Reply to the comment left by Paul Fay at 04/11/2017 - 11:36
Its very 'telling', that investigations into any cladding in the Social Housing sector, after Grenfell, is being actively and vigorously pursued ( rightly ) whereas the PRS is left to, sort it out 'Privately' with what is left of the debacle of the Civil Justice [sic] system.
Don't forget if your making a claim on the installers / manufacturers, to comply with the Debt Pre-Action Protocol !

Giles Peaker

12:31 PM, 4th November 2017, About 6 years ago

Reply to the comment left by Chris Daniel at 04/11/2017 - 12:14
I don't think that is true.

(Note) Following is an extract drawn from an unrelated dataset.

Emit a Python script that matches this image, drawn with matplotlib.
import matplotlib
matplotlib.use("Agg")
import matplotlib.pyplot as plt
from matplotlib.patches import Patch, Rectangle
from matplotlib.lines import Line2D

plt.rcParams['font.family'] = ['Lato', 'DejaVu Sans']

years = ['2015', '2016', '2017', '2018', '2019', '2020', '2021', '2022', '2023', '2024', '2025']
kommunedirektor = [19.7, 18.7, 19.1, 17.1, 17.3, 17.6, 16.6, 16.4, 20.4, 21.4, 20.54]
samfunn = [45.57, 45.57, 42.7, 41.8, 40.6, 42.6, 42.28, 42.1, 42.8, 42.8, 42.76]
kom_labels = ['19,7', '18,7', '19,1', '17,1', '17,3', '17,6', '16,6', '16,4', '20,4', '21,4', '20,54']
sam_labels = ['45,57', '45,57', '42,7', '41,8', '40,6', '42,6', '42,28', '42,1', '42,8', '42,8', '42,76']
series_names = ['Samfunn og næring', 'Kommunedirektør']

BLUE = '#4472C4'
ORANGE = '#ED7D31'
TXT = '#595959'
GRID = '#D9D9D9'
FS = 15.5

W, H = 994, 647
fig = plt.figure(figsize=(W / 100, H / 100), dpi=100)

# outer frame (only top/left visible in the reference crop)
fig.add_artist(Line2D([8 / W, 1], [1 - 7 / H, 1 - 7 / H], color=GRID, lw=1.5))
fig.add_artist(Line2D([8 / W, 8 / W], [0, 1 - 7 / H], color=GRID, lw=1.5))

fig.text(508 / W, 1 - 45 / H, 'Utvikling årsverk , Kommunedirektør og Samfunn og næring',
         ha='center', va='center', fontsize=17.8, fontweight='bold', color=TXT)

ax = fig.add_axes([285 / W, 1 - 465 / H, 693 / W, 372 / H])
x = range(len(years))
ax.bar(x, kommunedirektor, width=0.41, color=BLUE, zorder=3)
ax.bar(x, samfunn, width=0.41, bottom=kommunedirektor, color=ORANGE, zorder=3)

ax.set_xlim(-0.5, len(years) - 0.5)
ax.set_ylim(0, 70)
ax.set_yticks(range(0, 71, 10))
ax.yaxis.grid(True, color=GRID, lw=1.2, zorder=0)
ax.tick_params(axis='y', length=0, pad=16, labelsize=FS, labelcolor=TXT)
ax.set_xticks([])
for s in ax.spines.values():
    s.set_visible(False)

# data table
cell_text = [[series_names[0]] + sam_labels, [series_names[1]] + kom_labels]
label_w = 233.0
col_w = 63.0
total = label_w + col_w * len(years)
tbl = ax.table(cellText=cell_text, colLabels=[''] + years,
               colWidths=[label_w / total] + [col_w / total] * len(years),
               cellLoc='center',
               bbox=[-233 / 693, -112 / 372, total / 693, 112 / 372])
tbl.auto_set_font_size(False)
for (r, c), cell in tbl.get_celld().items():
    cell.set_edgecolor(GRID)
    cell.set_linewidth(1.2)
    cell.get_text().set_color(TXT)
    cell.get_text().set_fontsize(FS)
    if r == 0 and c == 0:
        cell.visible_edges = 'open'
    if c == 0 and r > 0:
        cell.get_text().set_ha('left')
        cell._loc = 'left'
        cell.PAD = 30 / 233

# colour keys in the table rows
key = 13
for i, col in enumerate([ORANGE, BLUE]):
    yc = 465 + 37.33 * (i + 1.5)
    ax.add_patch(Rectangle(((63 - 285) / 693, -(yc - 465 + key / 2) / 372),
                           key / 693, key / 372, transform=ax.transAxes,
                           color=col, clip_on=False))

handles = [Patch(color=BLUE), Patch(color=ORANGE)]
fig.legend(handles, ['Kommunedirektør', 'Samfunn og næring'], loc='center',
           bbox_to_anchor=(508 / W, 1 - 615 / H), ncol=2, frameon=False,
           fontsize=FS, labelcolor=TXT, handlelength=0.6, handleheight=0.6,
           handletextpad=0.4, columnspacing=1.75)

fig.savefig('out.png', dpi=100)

The Govt made the testing service available for private blocks (only 89 took them up on that. 87 failed).

It is up to private landlords to sort out their problems, in the same way it is up to the social landlords to sort out theirs. However, given that the private landlords don't seem to be acting fast, the Government is looking to councils to take enforcement steps to make them.

And then of course, there are situations where ownership of the building has been swiftly transferred to a dormant company with no assets, which can then go bust. Dumping the problem on the council - like this one. http://www.bbc.co.uk/news/uk-england-berkshire-41556827

The government is not funding investigation or replacement for anyone at all, social or private.

Chris @ Possession Friend

12:41 PM, 4th November 2017, About 6 years ago

Reply to the comment left by Giles Peaker at 04/11/2017 - 12:31
Thanks Giles, Interesting.
( Government is Social Housing, in a devolved form )
Councils taking over privately-run shady companies hiding behind 'the system' should seek to compulsory purchase in default of cost of works required after serving HHSRS notices.

Giles Peaker

12:44 PM, 4th November 2017, About 6 years ago

Reply to the comment left by Chris Daniel at 04/11/2017 - 12:41
Social housing is councils and housing assocs. Not Govt.

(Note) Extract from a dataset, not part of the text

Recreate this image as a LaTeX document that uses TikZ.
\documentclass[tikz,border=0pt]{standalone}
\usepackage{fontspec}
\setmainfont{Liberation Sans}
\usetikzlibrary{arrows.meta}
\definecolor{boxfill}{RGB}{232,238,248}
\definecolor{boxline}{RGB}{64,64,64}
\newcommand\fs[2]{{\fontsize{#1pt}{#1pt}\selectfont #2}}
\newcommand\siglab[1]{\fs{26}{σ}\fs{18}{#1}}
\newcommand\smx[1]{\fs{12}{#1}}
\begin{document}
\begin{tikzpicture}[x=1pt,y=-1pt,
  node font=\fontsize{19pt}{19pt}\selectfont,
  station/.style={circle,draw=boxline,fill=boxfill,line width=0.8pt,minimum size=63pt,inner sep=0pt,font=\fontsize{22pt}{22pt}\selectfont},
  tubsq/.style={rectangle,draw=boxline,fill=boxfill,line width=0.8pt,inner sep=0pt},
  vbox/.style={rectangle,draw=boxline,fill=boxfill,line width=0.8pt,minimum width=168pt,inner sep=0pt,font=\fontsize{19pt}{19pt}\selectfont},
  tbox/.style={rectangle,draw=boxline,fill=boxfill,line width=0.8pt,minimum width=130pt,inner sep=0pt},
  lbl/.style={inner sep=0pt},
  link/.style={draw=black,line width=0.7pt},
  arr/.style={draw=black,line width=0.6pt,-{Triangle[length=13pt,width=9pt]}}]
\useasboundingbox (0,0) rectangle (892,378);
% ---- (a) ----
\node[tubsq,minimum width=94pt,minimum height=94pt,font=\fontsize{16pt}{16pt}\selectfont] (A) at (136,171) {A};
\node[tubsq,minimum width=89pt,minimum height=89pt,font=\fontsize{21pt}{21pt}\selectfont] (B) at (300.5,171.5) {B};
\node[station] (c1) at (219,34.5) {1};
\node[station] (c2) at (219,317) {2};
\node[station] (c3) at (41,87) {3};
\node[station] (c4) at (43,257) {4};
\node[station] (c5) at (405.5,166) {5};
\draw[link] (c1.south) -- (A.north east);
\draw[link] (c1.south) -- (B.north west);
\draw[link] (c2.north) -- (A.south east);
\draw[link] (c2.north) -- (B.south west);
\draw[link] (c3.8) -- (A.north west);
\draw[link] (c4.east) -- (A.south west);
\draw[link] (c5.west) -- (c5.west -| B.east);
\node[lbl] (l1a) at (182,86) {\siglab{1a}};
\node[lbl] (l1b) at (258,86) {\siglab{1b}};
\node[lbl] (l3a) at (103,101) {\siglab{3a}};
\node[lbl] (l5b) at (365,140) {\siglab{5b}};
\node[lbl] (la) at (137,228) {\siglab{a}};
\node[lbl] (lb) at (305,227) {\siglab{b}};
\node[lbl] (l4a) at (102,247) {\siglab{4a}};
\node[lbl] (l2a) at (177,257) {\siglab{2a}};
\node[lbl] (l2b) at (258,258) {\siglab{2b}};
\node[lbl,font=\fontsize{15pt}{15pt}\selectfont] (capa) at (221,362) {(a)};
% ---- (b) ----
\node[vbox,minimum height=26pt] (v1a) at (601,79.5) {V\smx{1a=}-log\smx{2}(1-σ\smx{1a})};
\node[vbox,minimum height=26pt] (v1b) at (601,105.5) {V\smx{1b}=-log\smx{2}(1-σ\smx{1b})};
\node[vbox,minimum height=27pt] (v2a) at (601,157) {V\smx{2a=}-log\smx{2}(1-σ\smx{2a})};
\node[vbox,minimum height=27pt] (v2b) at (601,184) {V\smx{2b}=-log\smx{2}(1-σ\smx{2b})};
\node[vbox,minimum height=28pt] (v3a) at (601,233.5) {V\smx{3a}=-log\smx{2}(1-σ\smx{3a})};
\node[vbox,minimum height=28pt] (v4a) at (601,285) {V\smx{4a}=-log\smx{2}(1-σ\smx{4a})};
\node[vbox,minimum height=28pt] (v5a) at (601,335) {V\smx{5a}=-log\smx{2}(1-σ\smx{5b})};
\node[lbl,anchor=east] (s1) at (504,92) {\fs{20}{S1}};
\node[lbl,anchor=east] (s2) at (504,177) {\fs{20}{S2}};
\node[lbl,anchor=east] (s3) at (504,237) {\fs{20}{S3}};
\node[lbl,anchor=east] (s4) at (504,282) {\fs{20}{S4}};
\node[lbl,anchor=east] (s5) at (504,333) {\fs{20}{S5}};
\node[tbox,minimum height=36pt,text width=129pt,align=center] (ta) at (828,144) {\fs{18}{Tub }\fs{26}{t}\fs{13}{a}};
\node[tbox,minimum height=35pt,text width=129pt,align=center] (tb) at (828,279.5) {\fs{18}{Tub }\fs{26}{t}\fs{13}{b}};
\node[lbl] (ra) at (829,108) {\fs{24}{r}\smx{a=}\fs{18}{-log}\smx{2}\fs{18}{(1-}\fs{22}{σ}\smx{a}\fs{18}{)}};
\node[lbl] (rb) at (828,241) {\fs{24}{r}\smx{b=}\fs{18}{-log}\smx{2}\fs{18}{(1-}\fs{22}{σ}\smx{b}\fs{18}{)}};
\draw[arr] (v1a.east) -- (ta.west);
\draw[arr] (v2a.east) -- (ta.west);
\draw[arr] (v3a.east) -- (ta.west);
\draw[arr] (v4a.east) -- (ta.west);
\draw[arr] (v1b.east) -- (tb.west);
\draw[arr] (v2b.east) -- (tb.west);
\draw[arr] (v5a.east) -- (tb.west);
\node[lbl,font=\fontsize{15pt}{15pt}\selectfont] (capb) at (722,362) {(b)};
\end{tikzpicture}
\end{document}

CPOs are very expensive for councils. And few could afford to cover the works. It will fall on the leaseholders, inevitably.

Paul Fay

13:27 PM, 4th November 2017, About 6 years ago

Reply to the comment left by Giles Peaker at 04/11/2017 - 12:14
Giles. You may unlimitedly be correct but I don't see this as a case not worthy of further investigation. The management company should have all the paperwork associated with the work. The first thing that I would look at is what was specified and by whom. Was the product specified certified as fit for purpose? If it was, that's the specifier off the hook; no negligent specification. I agree, we can forget contract, that ship has sailed, but if it wasn't, they are in the frame. If the product was certified as fit for purpose, the manufacturer is in the frame for negligence. Does the manufacturer owe the freeholder / leaseholder a duty of care (a test for negligence)? I'd be inclined to the view that, prima fascia , they do.

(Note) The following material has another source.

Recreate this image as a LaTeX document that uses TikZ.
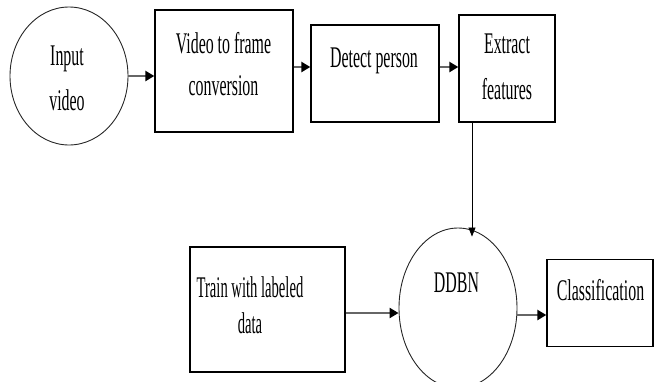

As for identifying the organisation ultimately responsible, if the specifier is off the hook, I'd suspect that the manufacturer would be the target. If they can defend their position (in correspondence rather than court), then that defence would identify the next target. If they can't identify someone to pass the parcel to, good luck to them in court.

This is a large group of people with collective deep pockets. For the sake of a small contribution into a pooled resource (take it from the sinking fund), I feel that they would be poorly advised to simply resign themselves to footing the bill. I wouldn't based upon opinions expressed on the internet.

Giles Peaker

13:45 PM, 4th November 2017, About 6 years ago

Reply to the comment left by Paul Fay at 04/11/2017 - 13:27
Paul, the point about all the cladding that has now failed was that it was certified as meeting the standards. The manufacturers would simply point at the fire test lab's approval. So no provable negligence there, either.

You can't simply put freeholder/leaseholder together as both owed any putative duty of care. It would be the freeholder only.

While as a litigation specialist, I am always happy when people are prepared to spend large sums on extended litigation, it is not a course of action I recommend unless there are clear, strong prospects of success, and recovery is likely (eg opponent won't go in administration).

It might be worth a look at, but no more. Simply assuming someone must be to blame is not a good basis to proceed.